7 Steps to Follow For an Instructional Design Process
An instructional design process can be broken down into seven steps, which are as follow:
1. Find Exact Requirements
The very first place to start to ensure your training course performs as intended is to analyze your requirements, which extend to your business and training needs, your target learners and their profile, such as their qualifications, age, skills, and technical proficiency, and the technology that you plan to adopt for delivering the material. Once these basic elements are addressed, it helps move in a more definite direction.
2. Learning Objectives
Coming up with precise learning objectives helps you comprehensively design the course. It also helps you draw a line between concepts that your learners must know and those that are good to know so that you understand your area of emphasis. Additionally, with clearly established learning objectives, you can plan your assessments with greater precision.
3. Design Development
Now that you have set your learning objectives, the next step involves coming up with a list of topics, assimilating the information, and organizing it. You can start off by content segregation into smaller information chunks, which can then be organized in a sequence based on your list of topics.

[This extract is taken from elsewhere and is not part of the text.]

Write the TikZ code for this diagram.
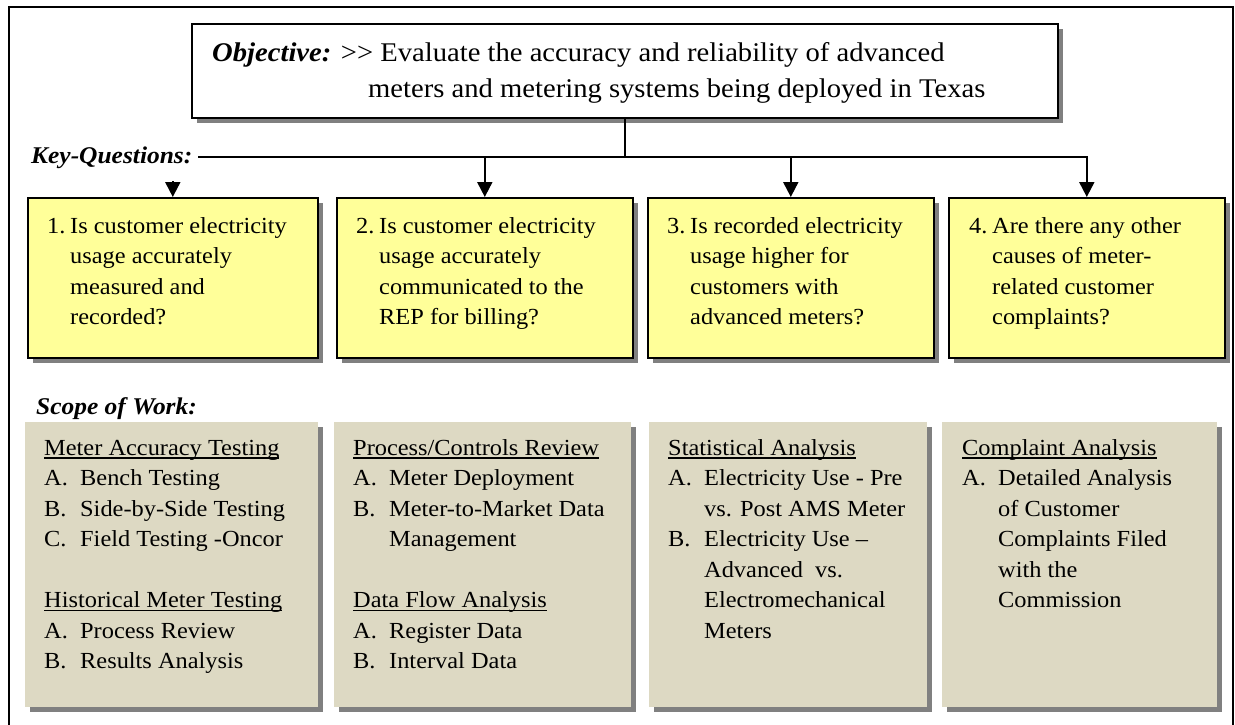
\documentclass[tikz,border=0pt]{standalone}
\usepackage{fontspec}
\setmainfont{Liberation Serif}[FakeStretch=1.06]
\usetikzlibrary{arrows.meta,shadows}
\definecolor{qyellow}{HTML}{FFFF99}
\definecolor{sgray}{HTML}{DDD9C3}
\definecolor{shgray}{HTML}{808080}
\newcommand\myul[1]{\setbox0\hbox{#1}\rlap{\rule[-3.5pt]{\wd0}{1.3pt}}\box0}
\newcommand\itm[1]{\makebox[36pt][l]{#1}}
\newcommand\ind{\hspace*{36pt}}
\newcommand\qn[1]{\makebox[23pt][l]{#1}}
\newcommand\qi{\hspace*{23pt}}
\tikzset{
  shadowed/.style={general shadow={fill=shgray, shadow xshift=5pt, shadow yshift=-5pt}},
  objbox/.style={draw, line width=1.6pt, fill=white, shadowed, anchor=north west, inner sep=0pt},
  qbox/.style={draw, line width=1.6pt, fill=qyellow, shadowed, anchor=north west, inner sep=0pt},
  sbox/.style={fill=sgray, shadowed, anchor=north west, inner sep=0pt},
  body/.style={anchor=base west, inner sep=0pt, font=\fontsize{23}{30.5}\selectfont},
  objtext/.style={anchor=base west, inner sep=0pt, font=\fontsize{27}{35}\selectfont},
  lbl/.style={anchor=base west, inner sep=0pt, font=\fontsize{24}{30}\selectfont\bfseries\itshape},
  conn/.style={line width=2pt},
  arr/.style={line width=2pt, -{Triangle[length=15pt,width=15pt]}},
}
\begin{document}
\begin{tikzpicture}[x=1pt,y=-1pt]
\useasboundingbox (0,0) rectangle (1235,725);
\fill[white] (0,0) rectangle (1235,725);
\draw[line width=1.5pt] (9,7) rectangle (1233,760);

% objective
\node[objbox, minimum width=866pt, minimum height=94pt] (obj) at (191,23) {};
\node[objtext] (objl1) at (212,62) {{\bfseries\itshape Objective:} \mbox{>}\mbox{>} Evaluate the accuracy and reliability of advanced};
\node[objtext] (objl2) at (368,97) {meters and metering systems being deployed in Texas};

% key questions
\node[lbl] (keyq) at (31,163) {Key-Questions:};

\node[qbox, minimum width=290pt, minimum height=160pt] (q1) at (27,197) {};
\node[qbox, minimum width=296pt, minimum height=160pt] (q2) at (336,197) {};
\node[qbox, minimum width=286pt, minimum height=160pt] (q3) at (647,197) {};
\node[qbox, minimum width=276pt, minimum height=160pt] (q4) at (948,197) {};

\node[body] (t1) at (47,233) {\begin{tabular}[t]{@{}l@{}}\qn{1.}Is customer electricity\\ \qi usage accurately\\ \qi measured and\\ \qi recorded?\end{tabular}};
\node[body] (t2) at (356,233) {\begin{tabular}[t]{@{}l@{}}\qn{2.}Is customer electricity\\ \qi usage accurately\\ \qi communicated to the\\ \qi REP for billing?\end{tabular}};
\node[body] (t3) at (667,233) {\begin{tabular}[t]{@{}l@{}}\qn{3.}Is recorded electricity\\ \qi usage higher for\\ \qi customers with\\ \qi advanced meters?\end{tabular}};
\node[body] (t4) at (969,233) {\begin{tabular}[t]{@{}l@{}}\qn{4.}Are there any other\\ \qi causes of meter-\\ \qi related customer\\ \qi complaints?\end{tabular}};

% connectors
\coordinate (hl0) at (198,157);
\coordinate (a1) at (q1.north |- 0,181);
\draw[conn] (obj.south) -- (obj.south |- hl0);
\draw[arr] (hl0) -| (q4.north);
\draw[arr] (q2.north |- hl0) -- (q2.north);
\draw[arr] (q3.north |- hl0) -- (q3.north);
\draw[arr] (a1) -- (q1.north);

% scope of work
\node[lbl] (scope) at (36,414) {Scope of Work:};

\node[sbox, minimum width=293pt, minimum height=285pt] (s1) at (25,422) {};
\node[sbox, minimum width=297pt, minimum height=285pt] (s2) at (334,422) {};
\node[sbox, minimum width=278pt, minimum height=285pt] (s3) at (649,422) {};
\node[sbox, minimum width=275pt, minimum height=285pt] (s4) at (942,422) {};

\node[body] (u1) at (44,455) {\begin{tabular}[t]{@{}l@{}}\myul{Meter Accuracy Testing}\\ \itm{A.}Bench Testing\\ \itm{B.}Side-by-Side Testing\\ \itm{C.}Field Testing -Oncor\\ \mbox{}\\ \myul{Historical Meter Testing}\\ \itm{A.}Process Review\\ \itm{B.}Results Analysis\end{tabular}};
\node[body] (u2) at (353,455) {\begin{tabular}[t]{@{}l@{}}\myul{Process/Controls Review}\\ \itm{A.}Meter Deployment\\ \itm{B.}Meter-to-Market Data\\ \ind Management\\ \mbox{}\\ \myul{Data Flow Analysis}\\ \itm{A.}Register Data\\ \itm{B.}Interval Data\end{tabular}};
\node[body] (u3) at (668,455) {\begin{tabular}[t]{@{}l@{}}\myul{Statistical Analysis}\\ \itm{A.}Electricity Use - Pre\\ \ind vs. Post AMS Meter\\ \itm{B.}Electricity Use --\\ \ind Advanced\ \ vs.\\ \ind Electromechanical\\ \ind Meters\end{tabular}};
\node[body] (u4) at (962,455) {\begin{tabular}[t]{@{}l@{}}\myul{Complaint Analysis}\\ \itm{A.}Detailed Analysis\\ \ind of Customer\\ \ind Complaints Filed\\ \ind with the\\ \ind Commission\end{tabular}};
\end{tikzpicture}
\end{document}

Developing design also entails deciding what instructional approach you would want to follow. Some popular options are problem-based, video-based, and story-based approaches, among others. However, you must consider your target learners before finalizing the approach.
4. Make a Storyboard
Organizing your content becomes easier with the help of a storyboard, which is a visual document that helps you understand and decide the flow of the topics. From chapter introductions, quick facts and tips, brief quizzes, and glossaries to images and tables, you can map everything in a sequence when you create a storyboard. However, if you’re not well-versed in creating and using storyboards, you can hire instructional designers for assistance with this step and the process as a whole.
5. Prototype Development
Prototype development is a crucial step before you start the actual material or course development. It allows you to visualize how the transformation of the storyboard into a functional module will be. To create a functional prototype, you can choose around five pages that are unique and of different types to develop while following the client’s branding guidelines and the approved strategy of design.
6. Develop Training
Once you ensure the prototype fits your expectations, you can begin with the development of training material. Everything that is a part of your list of topics and storyboard will be included in the development process. It is best to have a three-step review process during the development phase, wherein you involve instructional designers, graphic designers, and quality assurance professionals to ensure perfection.
7. Impact Estimation
Development is succeeded by delivering training. Once you have delivered the training, you can evaluate the impact of the training by analyzing the learning outcomes for learners and how the training has impacted the organization.
Every organization involved in creating training courses strives to create a positive brand image while catering to the needs of its learners. What can make it easier for you to benefit from your training course is adopting a systematic instructional design process that serves as a blueprint based on your exact requirements and objectives.